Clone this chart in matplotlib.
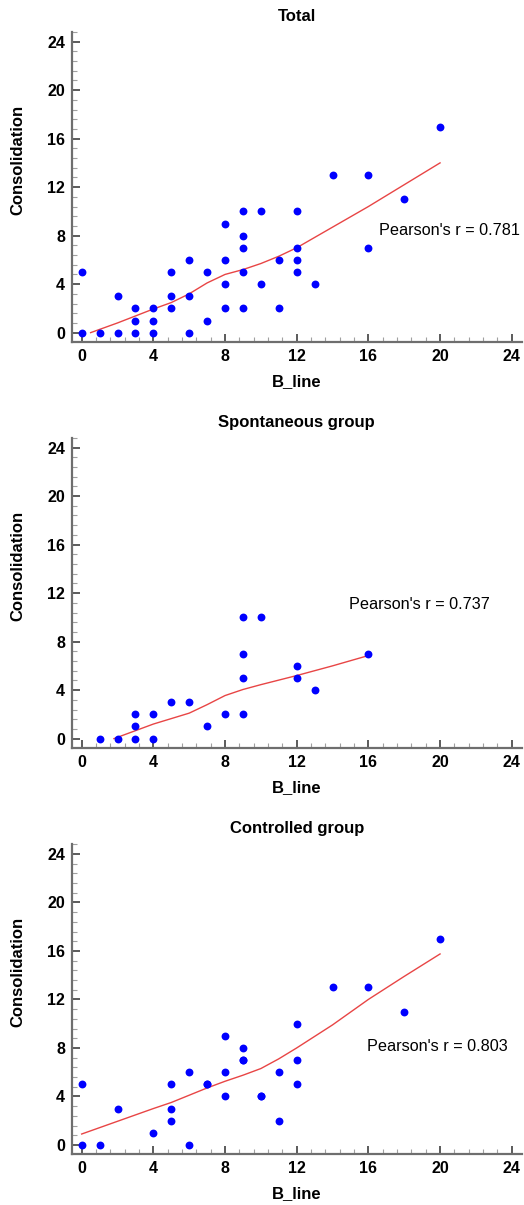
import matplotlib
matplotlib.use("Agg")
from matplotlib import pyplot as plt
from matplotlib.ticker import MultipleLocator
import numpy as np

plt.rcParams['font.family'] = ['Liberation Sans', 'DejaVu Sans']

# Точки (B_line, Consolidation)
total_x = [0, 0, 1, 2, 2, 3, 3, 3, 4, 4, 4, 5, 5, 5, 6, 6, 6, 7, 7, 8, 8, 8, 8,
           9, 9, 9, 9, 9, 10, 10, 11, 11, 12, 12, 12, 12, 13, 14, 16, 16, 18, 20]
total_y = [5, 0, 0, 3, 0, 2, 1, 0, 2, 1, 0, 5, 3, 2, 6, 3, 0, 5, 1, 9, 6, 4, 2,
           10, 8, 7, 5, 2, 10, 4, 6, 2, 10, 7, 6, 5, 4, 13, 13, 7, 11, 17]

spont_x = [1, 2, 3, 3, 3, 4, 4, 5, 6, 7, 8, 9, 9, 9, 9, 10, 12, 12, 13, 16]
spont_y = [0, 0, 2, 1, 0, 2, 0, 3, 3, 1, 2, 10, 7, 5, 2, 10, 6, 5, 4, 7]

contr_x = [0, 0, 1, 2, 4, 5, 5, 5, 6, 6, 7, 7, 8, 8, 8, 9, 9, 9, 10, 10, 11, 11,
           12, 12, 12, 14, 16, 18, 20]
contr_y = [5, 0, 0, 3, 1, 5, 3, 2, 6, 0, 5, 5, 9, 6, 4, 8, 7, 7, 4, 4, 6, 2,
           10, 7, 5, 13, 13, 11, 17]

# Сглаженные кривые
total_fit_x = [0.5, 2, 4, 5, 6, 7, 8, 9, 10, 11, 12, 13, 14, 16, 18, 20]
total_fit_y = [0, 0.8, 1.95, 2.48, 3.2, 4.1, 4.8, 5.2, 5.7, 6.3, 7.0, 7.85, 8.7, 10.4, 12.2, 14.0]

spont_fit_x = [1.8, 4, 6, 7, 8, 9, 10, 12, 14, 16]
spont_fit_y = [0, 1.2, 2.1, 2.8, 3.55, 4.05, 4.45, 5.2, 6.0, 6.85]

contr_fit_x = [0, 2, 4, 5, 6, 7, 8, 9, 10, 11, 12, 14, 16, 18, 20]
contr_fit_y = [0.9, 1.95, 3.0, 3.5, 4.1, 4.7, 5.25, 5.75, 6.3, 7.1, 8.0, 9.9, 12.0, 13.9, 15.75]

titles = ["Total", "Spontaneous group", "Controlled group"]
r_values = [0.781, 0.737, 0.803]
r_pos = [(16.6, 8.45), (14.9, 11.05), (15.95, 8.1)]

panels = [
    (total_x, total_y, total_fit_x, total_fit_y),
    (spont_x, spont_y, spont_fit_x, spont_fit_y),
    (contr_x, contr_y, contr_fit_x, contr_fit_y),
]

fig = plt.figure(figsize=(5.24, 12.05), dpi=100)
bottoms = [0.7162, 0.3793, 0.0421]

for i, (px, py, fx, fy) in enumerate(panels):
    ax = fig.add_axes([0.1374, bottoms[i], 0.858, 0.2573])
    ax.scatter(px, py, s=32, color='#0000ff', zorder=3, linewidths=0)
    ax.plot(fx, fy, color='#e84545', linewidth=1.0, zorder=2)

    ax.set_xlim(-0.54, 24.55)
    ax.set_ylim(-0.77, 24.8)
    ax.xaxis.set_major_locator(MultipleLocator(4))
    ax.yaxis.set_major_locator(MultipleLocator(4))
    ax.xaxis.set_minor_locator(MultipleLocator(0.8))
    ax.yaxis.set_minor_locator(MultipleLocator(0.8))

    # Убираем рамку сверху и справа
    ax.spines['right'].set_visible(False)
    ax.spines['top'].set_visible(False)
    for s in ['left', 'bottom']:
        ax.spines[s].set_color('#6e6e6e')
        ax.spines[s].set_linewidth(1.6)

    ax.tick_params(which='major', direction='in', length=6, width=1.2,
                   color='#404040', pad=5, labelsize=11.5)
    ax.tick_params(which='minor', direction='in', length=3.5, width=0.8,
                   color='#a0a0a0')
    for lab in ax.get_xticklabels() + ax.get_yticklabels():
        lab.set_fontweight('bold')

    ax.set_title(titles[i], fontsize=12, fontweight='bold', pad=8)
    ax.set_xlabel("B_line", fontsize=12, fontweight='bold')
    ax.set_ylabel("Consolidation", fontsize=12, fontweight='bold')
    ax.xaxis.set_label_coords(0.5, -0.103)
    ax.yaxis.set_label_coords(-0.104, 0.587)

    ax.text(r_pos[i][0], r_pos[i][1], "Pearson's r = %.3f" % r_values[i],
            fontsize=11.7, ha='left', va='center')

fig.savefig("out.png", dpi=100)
--*--
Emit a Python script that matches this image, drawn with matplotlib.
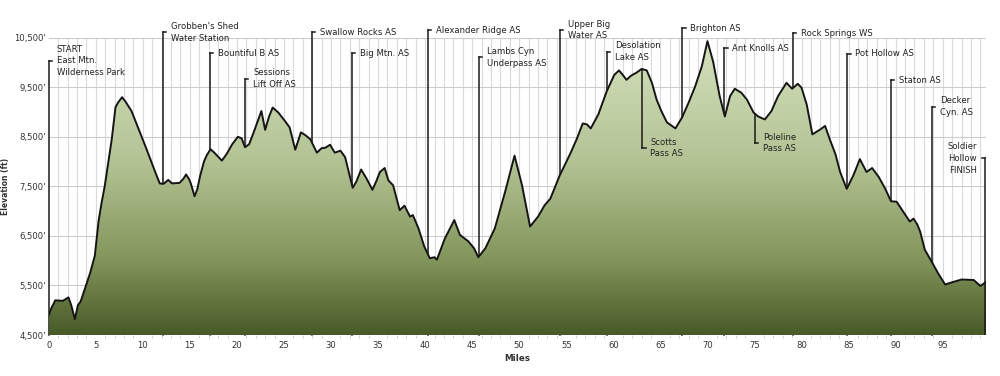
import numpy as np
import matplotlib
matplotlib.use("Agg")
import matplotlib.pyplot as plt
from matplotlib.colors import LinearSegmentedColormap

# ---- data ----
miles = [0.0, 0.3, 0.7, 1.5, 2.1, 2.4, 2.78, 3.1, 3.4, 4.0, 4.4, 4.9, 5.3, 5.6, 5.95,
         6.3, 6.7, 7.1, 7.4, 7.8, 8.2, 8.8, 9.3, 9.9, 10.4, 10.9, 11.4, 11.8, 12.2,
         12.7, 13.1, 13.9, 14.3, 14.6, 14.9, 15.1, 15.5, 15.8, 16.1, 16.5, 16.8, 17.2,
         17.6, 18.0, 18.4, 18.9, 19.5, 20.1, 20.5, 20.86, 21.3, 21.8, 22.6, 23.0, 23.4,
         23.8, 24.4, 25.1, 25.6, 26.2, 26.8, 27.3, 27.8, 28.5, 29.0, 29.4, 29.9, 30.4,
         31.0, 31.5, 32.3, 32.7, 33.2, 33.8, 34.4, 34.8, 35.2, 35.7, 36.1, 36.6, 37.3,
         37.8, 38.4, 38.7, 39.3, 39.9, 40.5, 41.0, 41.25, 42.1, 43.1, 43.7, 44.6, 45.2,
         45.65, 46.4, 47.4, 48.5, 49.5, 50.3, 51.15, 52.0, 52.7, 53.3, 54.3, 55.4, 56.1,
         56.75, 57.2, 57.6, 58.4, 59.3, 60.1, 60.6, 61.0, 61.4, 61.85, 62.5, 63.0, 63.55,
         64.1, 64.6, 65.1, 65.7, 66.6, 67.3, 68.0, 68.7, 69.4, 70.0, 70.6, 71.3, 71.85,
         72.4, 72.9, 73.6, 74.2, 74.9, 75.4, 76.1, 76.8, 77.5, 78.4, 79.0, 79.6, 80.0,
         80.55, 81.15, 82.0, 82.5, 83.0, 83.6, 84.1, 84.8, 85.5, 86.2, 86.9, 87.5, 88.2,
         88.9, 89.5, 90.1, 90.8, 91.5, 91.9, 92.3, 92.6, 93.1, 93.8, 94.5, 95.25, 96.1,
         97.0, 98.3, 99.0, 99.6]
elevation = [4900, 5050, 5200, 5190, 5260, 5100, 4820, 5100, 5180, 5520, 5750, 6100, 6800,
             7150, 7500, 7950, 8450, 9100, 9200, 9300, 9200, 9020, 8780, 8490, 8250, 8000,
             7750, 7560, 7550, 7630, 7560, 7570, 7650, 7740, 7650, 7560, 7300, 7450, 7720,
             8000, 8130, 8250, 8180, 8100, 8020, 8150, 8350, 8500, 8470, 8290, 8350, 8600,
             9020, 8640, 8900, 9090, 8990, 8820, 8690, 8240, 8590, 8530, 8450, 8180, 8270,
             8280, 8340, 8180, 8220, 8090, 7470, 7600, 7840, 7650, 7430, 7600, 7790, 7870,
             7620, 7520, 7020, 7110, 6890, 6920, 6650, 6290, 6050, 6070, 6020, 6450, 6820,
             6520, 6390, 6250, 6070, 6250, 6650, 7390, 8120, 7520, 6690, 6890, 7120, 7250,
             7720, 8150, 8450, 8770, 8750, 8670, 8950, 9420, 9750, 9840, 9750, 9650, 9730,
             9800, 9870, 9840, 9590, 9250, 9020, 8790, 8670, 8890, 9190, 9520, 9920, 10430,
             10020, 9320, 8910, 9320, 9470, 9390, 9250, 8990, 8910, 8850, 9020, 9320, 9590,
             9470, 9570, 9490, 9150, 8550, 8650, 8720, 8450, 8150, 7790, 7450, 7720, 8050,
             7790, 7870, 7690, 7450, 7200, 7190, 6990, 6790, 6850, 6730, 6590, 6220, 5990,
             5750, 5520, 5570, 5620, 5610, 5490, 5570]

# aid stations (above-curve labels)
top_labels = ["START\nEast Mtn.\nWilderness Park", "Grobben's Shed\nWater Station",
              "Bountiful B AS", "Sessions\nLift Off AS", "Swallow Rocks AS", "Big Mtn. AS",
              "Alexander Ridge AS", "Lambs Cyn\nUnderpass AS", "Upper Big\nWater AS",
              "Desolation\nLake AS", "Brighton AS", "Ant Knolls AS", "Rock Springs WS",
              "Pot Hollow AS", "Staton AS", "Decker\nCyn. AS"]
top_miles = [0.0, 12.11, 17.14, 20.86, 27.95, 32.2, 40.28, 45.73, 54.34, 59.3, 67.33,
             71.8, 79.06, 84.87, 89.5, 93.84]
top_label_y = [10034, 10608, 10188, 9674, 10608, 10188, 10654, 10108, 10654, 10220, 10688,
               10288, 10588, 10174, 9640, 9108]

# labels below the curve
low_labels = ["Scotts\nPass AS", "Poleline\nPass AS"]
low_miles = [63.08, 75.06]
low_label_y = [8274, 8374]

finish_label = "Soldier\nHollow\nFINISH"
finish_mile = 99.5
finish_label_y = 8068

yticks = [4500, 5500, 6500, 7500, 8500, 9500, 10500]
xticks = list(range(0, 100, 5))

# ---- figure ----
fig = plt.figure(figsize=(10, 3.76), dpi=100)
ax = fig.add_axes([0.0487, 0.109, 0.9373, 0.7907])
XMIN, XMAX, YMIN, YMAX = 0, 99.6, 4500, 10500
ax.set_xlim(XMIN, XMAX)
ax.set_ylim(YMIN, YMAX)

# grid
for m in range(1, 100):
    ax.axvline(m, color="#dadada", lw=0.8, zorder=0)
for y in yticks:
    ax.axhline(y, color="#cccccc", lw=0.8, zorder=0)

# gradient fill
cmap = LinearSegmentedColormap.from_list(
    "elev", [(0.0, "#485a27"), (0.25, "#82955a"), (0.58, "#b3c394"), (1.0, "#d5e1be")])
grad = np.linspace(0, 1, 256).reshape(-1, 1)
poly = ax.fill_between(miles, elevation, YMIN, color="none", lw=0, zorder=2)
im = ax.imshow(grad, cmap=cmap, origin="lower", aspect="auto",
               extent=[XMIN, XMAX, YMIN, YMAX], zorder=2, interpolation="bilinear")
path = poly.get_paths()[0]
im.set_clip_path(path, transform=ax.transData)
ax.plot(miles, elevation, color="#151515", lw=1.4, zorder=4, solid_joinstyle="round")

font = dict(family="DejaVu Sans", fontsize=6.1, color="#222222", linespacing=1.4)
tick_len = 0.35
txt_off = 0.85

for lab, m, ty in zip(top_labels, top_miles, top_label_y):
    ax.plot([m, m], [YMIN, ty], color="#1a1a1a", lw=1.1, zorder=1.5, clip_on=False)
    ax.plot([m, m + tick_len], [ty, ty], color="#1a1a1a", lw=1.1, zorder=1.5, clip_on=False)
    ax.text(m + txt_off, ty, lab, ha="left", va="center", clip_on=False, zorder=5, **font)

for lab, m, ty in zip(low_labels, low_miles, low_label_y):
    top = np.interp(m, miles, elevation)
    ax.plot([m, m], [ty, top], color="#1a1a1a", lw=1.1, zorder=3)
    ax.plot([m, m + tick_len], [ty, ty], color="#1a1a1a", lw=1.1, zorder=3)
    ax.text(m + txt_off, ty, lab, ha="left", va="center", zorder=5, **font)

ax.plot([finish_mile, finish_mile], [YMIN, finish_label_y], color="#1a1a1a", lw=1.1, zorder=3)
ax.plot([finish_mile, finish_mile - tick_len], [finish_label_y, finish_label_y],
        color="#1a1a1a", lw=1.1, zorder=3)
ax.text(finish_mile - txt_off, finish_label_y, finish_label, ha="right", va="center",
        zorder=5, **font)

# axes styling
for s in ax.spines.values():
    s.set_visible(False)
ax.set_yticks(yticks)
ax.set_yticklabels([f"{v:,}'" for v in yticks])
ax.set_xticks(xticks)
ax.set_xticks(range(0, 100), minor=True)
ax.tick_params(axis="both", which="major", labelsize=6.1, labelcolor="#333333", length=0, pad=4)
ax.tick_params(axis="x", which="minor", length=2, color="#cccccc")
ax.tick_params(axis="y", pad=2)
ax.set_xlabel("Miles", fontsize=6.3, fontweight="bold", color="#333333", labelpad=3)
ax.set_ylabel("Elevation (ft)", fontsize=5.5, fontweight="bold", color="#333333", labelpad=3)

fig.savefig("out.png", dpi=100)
--*--
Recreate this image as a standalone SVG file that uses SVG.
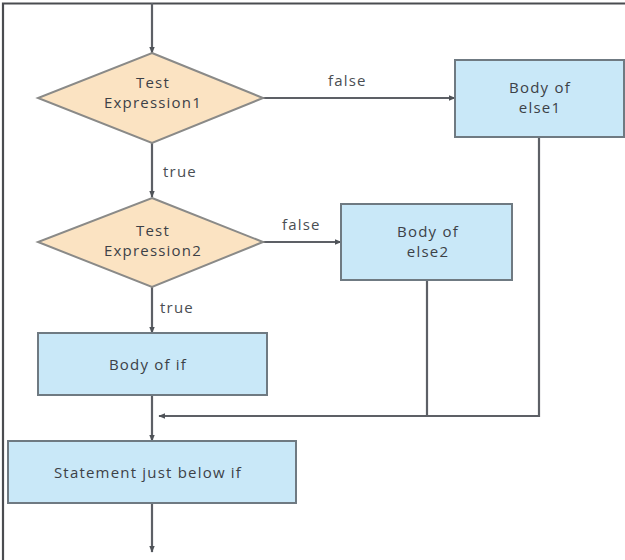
--*--
**SHORT PROBLEM:** Quote exactly what appears from the line containing "Clone this chart in matplotlib." through the line containing "13, 7, 11, 17]", both included, except for the pictures, and nothing more.

**RESPONSE:**
Clone this chart in matplotlib.
import matplotlib
matplotlib.use("Agg")
from matplotlib import pyplot as plt
from matplotlib.ticker import MultipleLocator
import numpy as np

plt.rcParams['font.family'] = ['Liberation Sans', 'DejaVu Sans']

# Точки (B_line, Consolidation)
total_x = [0, 0, 1, 2, 2, 3, 3, 3, 4, 4, 4, 5, 5, 5, 6, 6, 6, 7, 7, 8, 8, 8, 8,
           9, 9, 9, 9, 9, 10, 10, 11, 11, 12, 12, 12, 12, 13, 14, 16, 16, 18, 20]
total_y = [5, 0, 0, 3, 0, 2, 1, 0, 2, 1, 0, 5, 3, 2, 6, 3, 0, 5, 1, 9, 6, 4, 2,
           10, 8, 7, 5, 2, 10, 4, 6, 2, 10, 7, 6, 5, 4, 13, 13, 7, 11, 17]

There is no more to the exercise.